------ DATA FOR THIS TASK ------
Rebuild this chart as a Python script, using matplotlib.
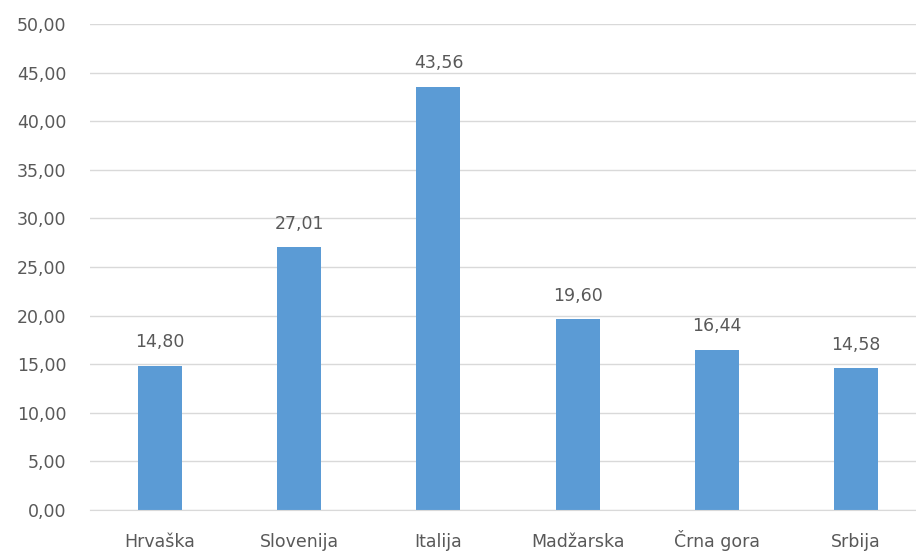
import matplotlib.pyplot as plt

countries = ['Hrvaška', 'Slovenija', 'Italija', 'Madžarska', 'Črna gora', 'Srbija']
values = [14.80, 27.01, 43.56, 19.60, 16.44, 14.58]
y_ticks = [0, 5, 10, 15, 20, 25, 30, 35, 40, 45, 50]

bar_color = '#5B9BD5'
text_color = '#595959'
grid_color = '#D9D9D9'

plt.rcParams['font.family'] = ['DejaVu Sans']

fig = plt.figure(figsize=(9.16, 5.54), dpi=100)
ax = fig.add_axes([90 / 916, 44 / 554, 826 / 916, 486 / 554])

x = list(range(len(countries)))
ax.bar(x, values, width=0.316, color=bar_color, zorder=3)

for xi, v in zip(x, values):
    ax.annotate(f'{v:.2f}'.replace('.', ','), (xi, v), xytext=(0, 13.5),
                textcoords='offset points', ha='center', va='baseline',
                fontsize=12.5, color=text_color)

ax.set_xlim(-0.503, 5.43)
ax.set_ylim(0, 50)
ax.set_yticks(y_ticks)
ax.set_yticklabels([f'{t:.2f}'.replace('.', ',') for t in y_ticks])
ax.set_xticks(x)
ax.set_xticklabels(countries, va='baseline')

ax.grid(axis='y', color=grid_color, linewidth=1, zorder=0)
for s in ['top', 'right', 'left']:
    ax.spines[s].set_visible(False)
ax.spines['bottom'].set_color(grid_color)
ax.spines['bottom'].set_zorder(4)
ax.tick_params(axis='both', length=0, labelsize=12.5, labelcolor=text_color)
ax.tick_params(axis='y', pad=17)
ax.tick_params(axis='x', pad=26.5)

fig.savefig('out.png', dpi=100)
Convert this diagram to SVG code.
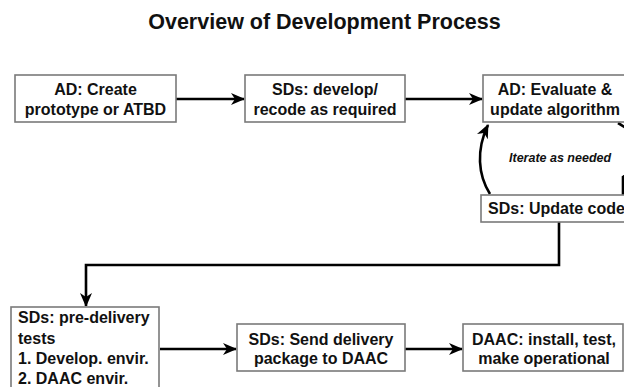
<svg xmlns="http://www.w3.org/2000/svg" width="624" height="387" viewBox="0 0 624 387">
<defs>
<marker id="ah" markerWidth="14" markerHeight="12" refX="13" refY="6" orient="auto" markerUnits="userSpaceOnUse">
<path d="M0,0 L14,6 L0,12 L4,6 z" fill="#000"/>
</marker>
<style>
.box{fill:#fff;stroke:#7a7a7a;stroke-width:1.6}
.t{font-family:"Liberation Sans",Arial,sans-serif;font-weight:bold;font-size:16px;fill:#111}
.c{text-anchor:middle}
.ln{fill:none;stroke:#000;stroke-width:2.6}
</style>
</defs>
<rect width="624" height="387" fill="#fff"/>
<text x="324.5" y="29" class="t c" style="font-size:21.5px">Overview of Development Process</text>

<g id="connectors">
<line x1="176" y1="99" x2="244" y2="99" class="ln" marker-end="url(#ah)"/>
<line x1="405" y1="99" x2="482" y2="99" class="ln" marker-end="url(#ah)"/>
<path d="M490,194 C478,175 476,150 488,125" class="ln" marker-end="url(#ah)"/>
<path d="M618,123 Q665,150 623,177 L623,195" class="ln"/>
<path d="M559,222 L559,265 L86,265 L86,306" class="ln" marker-end="url(#ah)"/>
<line x1="160" y1="349" x2="236" y2="349" class="ln" marker-end="url(#ah)"/>
<line x1="405" y1="349" x2="462" y2="349" class="ln" marker-end="url(#ah)"/>
</g>

<g id="n1">
<rect x="15" y="75" width="161" height="47" class="box"/>
<text x="95.5" y="95" class="t c">AD: Create</text>
<text x="95.5" y="115" class="t c">prototype or ATBD</text>
</g>
<g id="n2">
<rect x="245" y="75" width="160" height="47" class="box"/>
<text x="325" y="95" class="t c">SDs: develop/</text>
<text x="325" y="115" class="t c">recode as required</text>
</g>
<g id="n3">
<rect x="483" y="75" width="145" height="47" class="box"/>
<text x="555" y="95" class="t c">AD: Evaluate &amp;</text>
<text x="555" y="115" class="t c">update algorithm</text>
</g>
<g id="iter">
<text x="509" y="162" class="t" style="font-size:12.5px;font-style:italic">Iterate as needed</text>
</g>
<g id="n4">
<rect x="481" y="195" width="150" height="27" class="box"/>
<text x="488" y="214" class="t">SDs: Update code</text>
</g>
<g id="n5">
<rect x="11" y="307" width="148" height="90" class="box"/>
<text x="18" y="323" class="t">SDs: pre-delivery</text>
<text x="18" y="344" class="t">tests</text>
<text x="18" y="364" class="t">1. Develop. envir.</text>
<text x="18" y="384" class="t">2. DAAC envir.</text>
</g>
<g id="n6">
<rect x="237" y="324" width="168" height="47" class="box"/>
<text x="321" y="345" class="t c">SDs: Send delivery</text>
<text x="321" y="364" class="t c">package to DAAC</text>
</g>
<g id="n7">
<rect x="463" y="324" width="160" height="47" class="box"/>
<text x="544" y="345" class="t c">DAAC: install, test,</text>
<text x="544" y="364" class="t c">make operational</text>
</g>
</svg>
------
• [TASK GOAL]:
Transcribe, from the records above, the first line and every line after it up to and including the line with "plt.rcParams['font.family'] = ['DejaVu Sans']"; omit pictures.

• [COMPLETE ANSWER]:
Rebuild this chart as a Python script, using matplotlib.
import matplotlib.pyplot as plt

countries = ['Hrvaška', 'Slovenija', 'Italija', 'Madžarska', 'Črna gora', 'Srbija']
values = [14.80, 27.01, 43.56, 19.60, 16.44, 14.58]
y_ticks = [0, 5, 10, 15, 20, 25, 30, 35, 40, 45, 50]

bar_color = '#5B9BD5'
text_color = '#595959'
grid_color = '#D9D9D9'

plt.rcParams['font.family'] = ['DejaVu Sans']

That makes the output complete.